The term ‘comitology’ refers to the set of procedures through which the European Commission exercises the implementing powers conferred on it by the EU legislator, with the assistance of committees of representatives from EU countries. Such comitology committees are chaired by a Commission official and give an opinion on implementing acts proposed by the Commission.

  • Regulation (EU) No 182/2011 lays down the general principles concerning mechanisms for control by EU countries of the Commission's exercise of implementing powers. It put into practice Article 291 of the Treaty on the Functioning of the European Union (TFEU) on implementing acts.
  • Under the Regulation, the committees use two types of procedures:
    - examination and
    - advisory.
  • The choice of procedure for a committee is made by the EU legislator, and depends on the nature of the implementing powers that are laid out in the basic regulation, directive or decision.
consolidation (EU)

When an EU legal act is consolidated, it means that the original act and all its subsequent amendments and corrections are combined in a single easy-to-read document. This document shows the legal rules which are applicable at a certain  point in time. Consolidation strictly follows instructions stated in the amending act and does not alter the content in any way. There is no change to the act’s form or content. Consolidation in EUR-lexis thus an unofficial simplification of the legislation in the interests of clarity and may then be used as a basis for codification.

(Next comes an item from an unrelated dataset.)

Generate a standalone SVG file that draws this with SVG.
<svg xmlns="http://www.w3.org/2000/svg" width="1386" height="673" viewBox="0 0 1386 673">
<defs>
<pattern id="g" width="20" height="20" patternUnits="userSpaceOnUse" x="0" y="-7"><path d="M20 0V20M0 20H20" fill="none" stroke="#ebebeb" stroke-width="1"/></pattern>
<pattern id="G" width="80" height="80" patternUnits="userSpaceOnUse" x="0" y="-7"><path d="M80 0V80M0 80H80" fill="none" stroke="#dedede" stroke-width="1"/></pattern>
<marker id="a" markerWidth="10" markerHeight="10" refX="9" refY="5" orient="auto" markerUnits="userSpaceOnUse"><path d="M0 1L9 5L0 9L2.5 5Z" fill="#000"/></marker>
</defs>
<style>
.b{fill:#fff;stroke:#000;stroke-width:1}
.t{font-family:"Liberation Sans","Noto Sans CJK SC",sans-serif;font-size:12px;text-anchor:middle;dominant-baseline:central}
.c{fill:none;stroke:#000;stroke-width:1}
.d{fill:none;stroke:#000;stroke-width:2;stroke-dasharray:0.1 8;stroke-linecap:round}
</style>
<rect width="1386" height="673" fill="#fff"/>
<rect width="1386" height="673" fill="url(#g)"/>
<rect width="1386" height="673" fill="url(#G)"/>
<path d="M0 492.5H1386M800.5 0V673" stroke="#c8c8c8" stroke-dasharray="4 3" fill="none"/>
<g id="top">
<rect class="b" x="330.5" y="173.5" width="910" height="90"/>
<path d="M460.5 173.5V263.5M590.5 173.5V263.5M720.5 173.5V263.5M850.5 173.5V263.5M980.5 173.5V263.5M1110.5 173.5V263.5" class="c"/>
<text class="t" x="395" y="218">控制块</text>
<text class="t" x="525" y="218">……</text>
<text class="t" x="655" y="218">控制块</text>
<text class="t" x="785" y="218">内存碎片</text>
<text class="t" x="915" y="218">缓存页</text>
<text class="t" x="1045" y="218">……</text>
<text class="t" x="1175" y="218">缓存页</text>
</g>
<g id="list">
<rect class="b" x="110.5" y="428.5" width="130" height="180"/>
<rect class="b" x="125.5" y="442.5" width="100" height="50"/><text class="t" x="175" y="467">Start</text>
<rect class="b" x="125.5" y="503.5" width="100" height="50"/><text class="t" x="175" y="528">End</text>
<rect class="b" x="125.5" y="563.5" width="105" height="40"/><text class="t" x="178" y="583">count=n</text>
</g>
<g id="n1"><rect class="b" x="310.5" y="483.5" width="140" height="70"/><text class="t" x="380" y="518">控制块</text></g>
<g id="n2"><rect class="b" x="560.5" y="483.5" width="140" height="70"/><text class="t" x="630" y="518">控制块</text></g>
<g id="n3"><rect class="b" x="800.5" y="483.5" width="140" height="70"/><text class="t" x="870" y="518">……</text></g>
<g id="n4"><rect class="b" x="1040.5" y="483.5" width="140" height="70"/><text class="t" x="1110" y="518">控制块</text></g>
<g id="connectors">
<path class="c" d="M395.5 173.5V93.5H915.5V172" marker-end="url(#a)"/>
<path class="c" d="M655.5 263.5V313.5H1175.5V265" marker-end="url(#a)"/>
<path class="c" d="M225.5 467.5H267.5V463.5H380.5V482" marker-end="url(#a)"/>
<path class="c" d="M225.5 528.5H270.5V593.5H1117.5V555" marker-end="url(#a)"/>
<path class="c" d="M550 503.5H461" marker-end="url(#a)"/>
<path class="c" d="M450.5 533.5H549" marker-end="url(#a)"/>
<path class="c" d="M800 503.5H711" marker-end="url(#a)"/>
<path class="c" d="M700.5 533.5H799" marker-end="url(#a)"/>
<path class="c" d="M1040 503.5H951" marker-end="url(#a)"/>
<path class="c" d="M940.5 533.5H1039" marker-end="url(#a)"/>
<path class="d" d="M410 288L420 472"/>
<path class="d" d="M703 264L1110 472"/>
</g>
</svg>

Eurowet offers full consolidated up-to-date texts of all legislation that is of interest for the food & drink sector.

Coreper (institutional)
Abbreviation used to refer to the committee of permanent representatives to the European Union. The committee is made up by the representatives (ambassadors or their represemtatives) of the EU countries. They prepare the proposals for the Council. Chairman is the ambassador from the member state holding the rotating EU presidency at the time. The coreper discusses the proposals and drafts for laws tabled by the European Commission, before they are put on the agenda for the European Council.
Court of Justice (institutional)

The Court of Justice, together with the General Court, forms the Court of Justice of the European Union whose aim is to ensure the uniform interpretation of EU law and that EU countries and institutions respect the law.

The Court is responsible for dealing with:

  • references for preliminary rulings from national courts on interpretation of EU law;
  • actions brought by an EU country or the Commission against an EU country for infringing EU law;
  • some actions brought by an EU country for annulment of a measure adopted by an EU institution;
  • actions against an EU institution for failure to act;appeals on points of law against judgments of the General Court.
The Court is composed of 28 judges (1 from each EU country) and 11 advocates-general, who present opinions on cases brought before the Court. They are appointed by common accord of EU countries for 6 years.